Task requirements:
List each line of the data that holds the string "matplotlib".

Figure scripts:
— Begin —

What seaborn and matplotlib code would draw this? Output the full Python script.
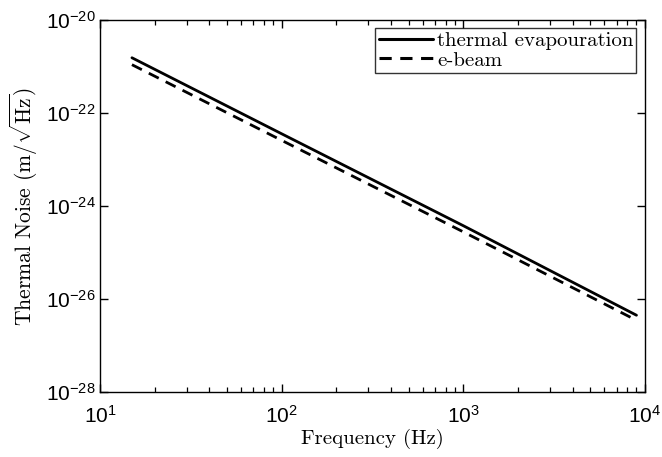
import numpy as np
import pandas as pd
import matplotlib
matplotlib.use("Agg")
import matplotlib.pyplot as plt
import matplotlib.ticker as mticker
import seaborn as sns

# Data
freq = [15, 100, 1000, 9000]
thermal_evap = [1.55e-21, 3.6e-23, 3.8e-25, 4.5e-27]
ebeam = [1.1e-21, 2.6e-23, 2.8e-25, 3.5e-27]
series_names = ["thermal evapouration", "e-beam"]
x_limits = [1e1, 1e4]
y_limits = [1e-28, 1e-20]

df = pd.DataFrame({
    "Frequency": freq * 2,
    "Noise": thermal_evap + ebeam,
    "Series": [series_names[0]] * len(freq) + [series_names[1]] * len(freq),
})

sns.set_style("ticks")
rc = plt.rcParams
rc["mathtext.fontset"] = "cm"
rc["font.family"] = ["Liberation Sans", "DejaVu Sans"]
rc["axes.unicode_minus"] = False
rc["text.color"] = "black"
rc["axes.labelcolor"] = "black"
rc["axes.edgecolor"] = "black"

fig = plt.figure(figsize=(6.62, 4.57), dpi=100)
ax = fig.add_axes([0.151, 0.142, 0.823, 0.814])

sns.lineplot(data=df, x="Frequency", y="Noise", style="Series",
             style_order=series_names,
             dashes={series_names[0]: "", series_names[1]: (4, 2.8)},
             color="black", linewidth=2.0, ax=ax, legend=True)

ax.set_xscale("log")
ax.set_yscale("log")
ax.set_xlim(*x_limits)
ax.set_ylim(*y_limits)
ax.xaxis.set_major_locator(mticker.LogLocator(base=10))
ax.xaxis.set_minor_locator(mticker.LogLocator(base=10, subs=np.arange(2, 10), numticks=20))
ax.yaxis.set_major_locator(mticker.LogLocator(base=100))
ax.yaxis.set_minor_locator(mticker.NullLocator())
ax.xaxis.set_major_formatter(mticker.LogFormatterSciNotation(base=10))
ax.yaxis.set_major_formatter(mticker.LogFormatterSciNotation(base=10))

ax.tick_params(which="both", direction="in", top=True, right=True, bottom=True, left=True,
               color="black", labelcolor="black")
ax.tick_params(which="major", length=6, width=1.0, labelsize=15)
ax.tick_params(which="minor", length=3.5, width=0.9)
ax.tick_params(axis="x", which="major", pad=9)
ax.tick_params(axis="y", which="major", pad=3)

for s in ax.spines.values():
    s.set_visible(True)
    s.set_color("black")
    s.set_linewidth(1.0)

ax.set_xlabel("Frequency (Hz)", fontsize=15, family="cmr10", labelpad=2)
ax.set_ylabel(r"Thermal Noise (m/$\sqrt{\mathrm{Hz}}$)", fontsize=15.5, family="cmr10", labelpad=4)

leg = ax.legend(loc="upper right", prop={"family": "cmr10", "size": 15},
                frameon=True, fancybox=False, edgecolor="black",
                borderpad=0.15, handlelength=2.6, handletextpad=0.2, labelspacing=0.05,
                borderaxespad=0.4)
leg.get_frame().set_linewidth(1.0)
for line in leg.get_lines():
    line.set_linewidth(2.2)

fig.savefig("out.png", dpi=100)
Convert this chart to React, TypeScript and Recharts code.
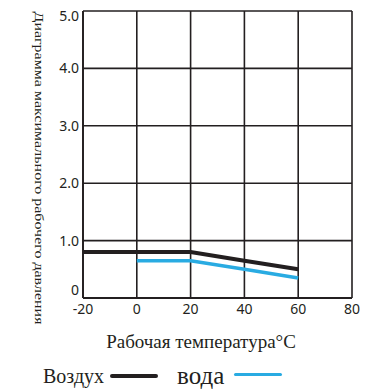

— End —

Exercise solution:
What seaborn and matplotlib code would draw this? Output the full Python script.
import matplotlib
matplotlib.use("Agg")
import matplotlib.pyplot as plt
import matplotlib.ticker as mticker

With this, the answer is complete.